__TASK REQUIREMENTS__:
Quote every line as written. Omit pictures.

__INFORMATION SHOWN__:
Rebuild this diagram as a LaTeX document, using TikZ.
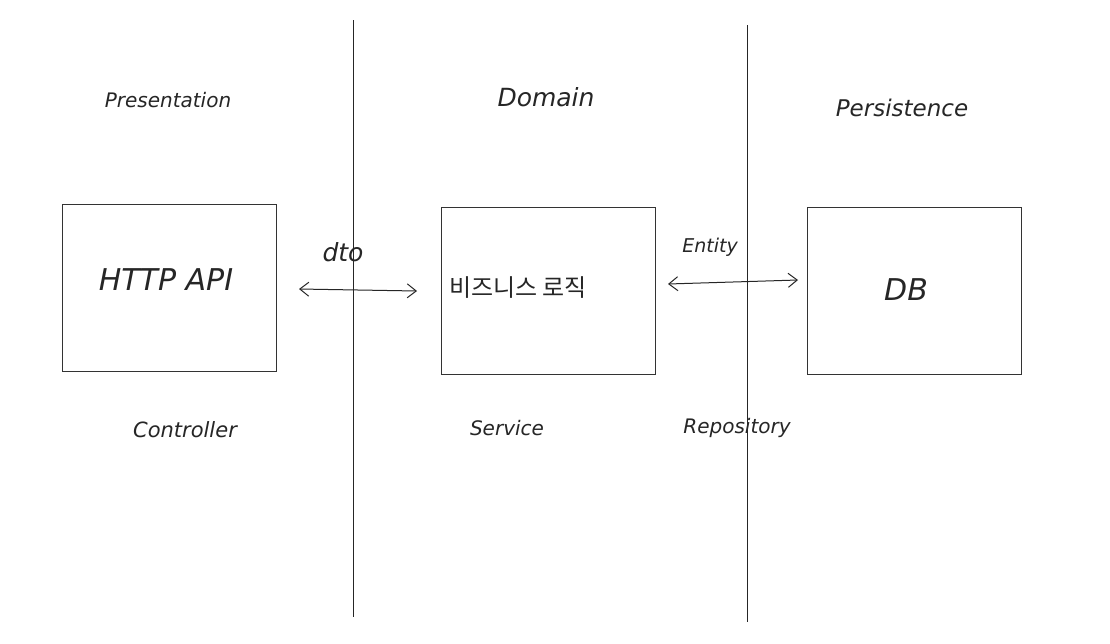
\documentclass[tikz,border=0pt]{standalone}
\usepackage{fontspec}
\setmainfont{DejaVu Sans}
\newfontfamily\kr{Noto Sans CJK KR}
\usetikzlibrary{arrows.meta}
\tikzset{
  box/.style={draw=black!80, line width=1pt, minimum width=214pt, minimum height=167pt, inner sep=0pt},
  hand/.style={font=\fontsize{20}{24}\selectfont\itshape, text=black!85, inner sep=0pt},
  big/.style={font=\fontsize{30}{34}\selectfont\itshape, text=black!85, inner sep=0pt},
  divider/.style={draw=black!85, line width=0.9pt},
  conn/.style={draw=black!85, line width=1pt, {Straight Barb[length=9pt,width=14pt]}-{Straight Barb[length=9pt,width=14pt]}}
}
\begin{document}
\begin{tikzpicture}[x=1pt,y=-1pt]
\useasboundingbox[fill=white] (0,0) rectangle (1110,643);
% dividers
\coordinate (d1t) at (353,20); \coordinate (d1b) at (353,617);
\coordinate (d2t) at (747,25); \coordinate (d2b) at (747,622);
\draw[divider] (d1t) -- (d1b);
\draw[divider] (d2t) -- (d2b);
% layer titles
\node[hand] (pres) at (168,100) {Presentation};
\node[hand, font=\fontsize{25}{29}\selectfont\itshape] (dom) at (546,97) {Domain};
\node[hand, font=\fontsize{23}{27}\selectfont\itshape] (pers) at (902,108) {Persistence};
% boxes
\node[box] (http) at (169,287.5) {};
\node[big] (httpt) at (166,280) {HTTP API};
\node[box] (biz) at (548.5,290.5) {};
\node[font=\kr\fontsize{24}{28}\selectfont, text=black!85, inner sep=0pt] (bizt) at (518,288) {비즈니스 로직};
\node[box] (db) at (914,290.5) {};
\node[big] (dbt) at (906,290) {DB};
% connectors
\coordinate (a1) at (299,289); \coordinate (a2) at (417,291);
\draw[conn] (a1) -- (a2);
\node[hand, font=\fontsize{25}{29}\selectfont\itshape] (dto) at (343,252) {dto};
\coordinate (b1) at (668,284); \coordinate (b2) at (798,280);
\draw[conn] (b1) -- (b2);
\node[hand, font=\fontsize{19}{22}\selectfont\itshape] (ent) at (710,247) {Entity};
% bottom labels
\node[hand, font=\fontsize{21}{25}\selectfont\itshape] (ctrl) at (185,430) {Controller};
\node[hand] (svc) at (507,428) {Service};
\node[hand] (repo) at (737,428) {Repository};
\end{tikzpicture}
\end{document}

__IN RESPONSE__:
Rebuild this diagram as a LaTeX document, using TikZ.
\documentclass[tikz,border=0pt]{standalone}
\usepackage{fontspec}
\setmainfont{DejaVu Sans}
\newfontfamily\kr{Noto Sans CJK KR}
\usetikzlibrary{arrows.meta}
\tikzset{
  box/.style={draw=black!80, line width=1pt, minimum width=214pt, minimum height=167pt, inner sep=0pt},
  hand/.style={font=\fontsize{20}{24}\selectfont\itshape, text=black!85, inner sep=0pt},
  big/.style={font=\fontsize{30}{34}\selectfont\itshape, text=black!85, inner sep=0pt},
  divider/.style={draw=black!85, line width=0.9pt},
  conn/.style={draw=black!85, line width=1pt, {Straight Barb[length=9pt,width=14pt]}-{Straight Barb[length=9pt,width=14pt]}}
}
\begin{document}
\begin{tikzpicture}[x=1pt,y=-1pt]
\useasboundingbox[fill=white] (0,0) rectangle (1110,643);
% dividers
\coordinate (d1t) at (353,20); \coordinate (d1b) at (353,617);
\coordinate (d2t) at (747,25); \coordinate (d2b) at (747,622);
\draw[divider] (d1t) -- (d1b);
\draw[divider] (d2t) -- (d2b);
% layer titles
\node[hand] (pres) at (168,100) {Presentation};
\node[hand, font=\fontsize{25}{29}\selectfont\itshape] (dom) at (546,97) {Domain};
\node[hand, font=\fontsize{23}{27}\selectfont\itshape] (pers) at (902,108) {Persistence};
% boxes
\node[box] (http) at (169,287.5) {};
\node[big] (httpt) at (166,280) {HTTP API};
\node[box] (biz) at (548.5,290.5) {};
\node[font=\kr\fontsize{24}{28}\selectfont, text=black!85, inner sep=0pt] (bizt) at (518,288) {비즈니스 로직};
\node[box] (db) at (914,290.5) {};
\node[big] (dbt) at (906,290) {DB};
% connectors
\coordinate (a1) at (299,289); \coordinate (a2) at (417,291);
\draw[conn] (a1) -- (a2);
\node[hand, font=\fontsize{25}{29}\selectfont\itshape] (dto) at (343,252) {dto};
\coordinate (b1) at (668,284); \coordinate (b2) at (798,280);
\draw[conn] (b1) -- (b2);
\node[hand, font=\fontsize{19}{22}\selectfont\itshape] (ent) at (710,247) {Entity};
% bottom labels
\node[hand, font=\fontsize{21}{25}\selectfont\itshape] (ctrl) at (185,430) {Controller};
\node[hand] (svc) at (507,428) {Service};
\node[hand] (repo) at (737,428) {Repository};
\end{tikzpicture}
\end{document}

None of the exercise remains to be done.